Reading the New York Times Sunday Magazine‘s big article today, “The Web Means the End of Forgetting,” I had several thoughts. The article, about online privacy and how old data can haunt us all our lives in a socially networked world, rehashes a familiar chestnut. In the age of Web 2.0, our privacy is greatly eroded. Our past misdeeds live on forever digitally, and we will be judged by them until the end of time, unable to get jobs or dates or a fresh start.
I had several reactions to this. The first was that this behavior is nothing new. Before the industrial age, we lived in small communities, where everyone knew everything about everybody, and made judgments — whether deserved or not — based on that knowledge. We still have those villages today; they have just changed form. The article idealizes past village life, stating that villagers were admonished to forget the sins of their neighbors, but whether this was actually done is not clear. I don’t think so, based on countless novels I have read about life in those villages. The article makes a metaphor of the scarlet letter, but wasn’t the scarlet letter intended as a way to make sure no one in the village forgot the sin of the past?
Human behavior hasn’t changed all that much, but our tools have. Our tools are not the problem, as these articles always seem to suggest. As if technology were some amorphous personality with its own desires and motives. Regardless of how many drunken photos are pasted on Facebook, it’s not Facebook that judges us, but one another. And if we didn’t have Facebook as the means to facilitate judgment, something else would take its place.

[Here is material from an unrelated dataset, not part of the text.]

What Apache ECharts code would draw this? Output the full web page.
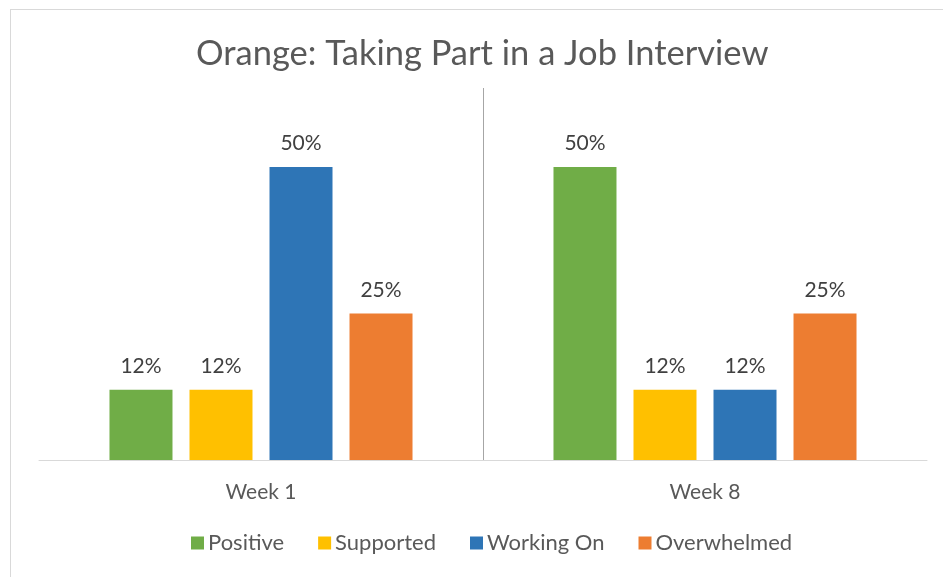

I would argue that these technologies are actually helping us, rather than setting us back. Sure, there is the obligatory anecdote of the person getting fired because of an indiscreet photo posted online. The frightening bugaboo of potential employers, scanning the web into the wee hours for our indiscretions, even our poor choices in books and movies, so they can decide not to hire us based on these things, is dutifully trotted out. At some point, such scrupulous employers will run out of candidates who meet their ridiculous standards, at which point, such standards will be relaxed. When almost everyone has a drunken picture of them somewhere on the web, it will cease to be scandalous. And I think that day is approaching more quickly due to all our openness.
Our social technologies have moved gossip and judgment out of the dark corners of the village and out into the bright light of day. I don’t think the solution is to find better ways to erase or hide our digital pasts. On the contrary, more openness about who we are and what we do, I think leads to better understanding of one another, and more acceptance and more tolerance. When something is hidden and secret, it becomes titillating and scandalous. When something is out in the open, it becomes commonplace. Perhaps not forgetting, rather than forgetting, is a better way to move toward a more tolerant world.


The problem is, that people don’t take into consideration that an individual’s attitudes and beliefs can change over time. An individual is not necessarily the sum of all of their online posts and pictures. It’s sad that people profile an individual in this manner. People deserve an opportunity to explain themselves and put themselves in a different light.
Employers and society in general are spending way to much time merging an individual’s professional and personal life. People are too eager to cast the first stone for the slightest indiscretion. Is that what the world is coming to? I don’t think there are enough scraps of scarlet cloth to go around.
Eloquently put. Maybe as people realize that they too are the subject of similar judgment, this will change. But change takes a long time.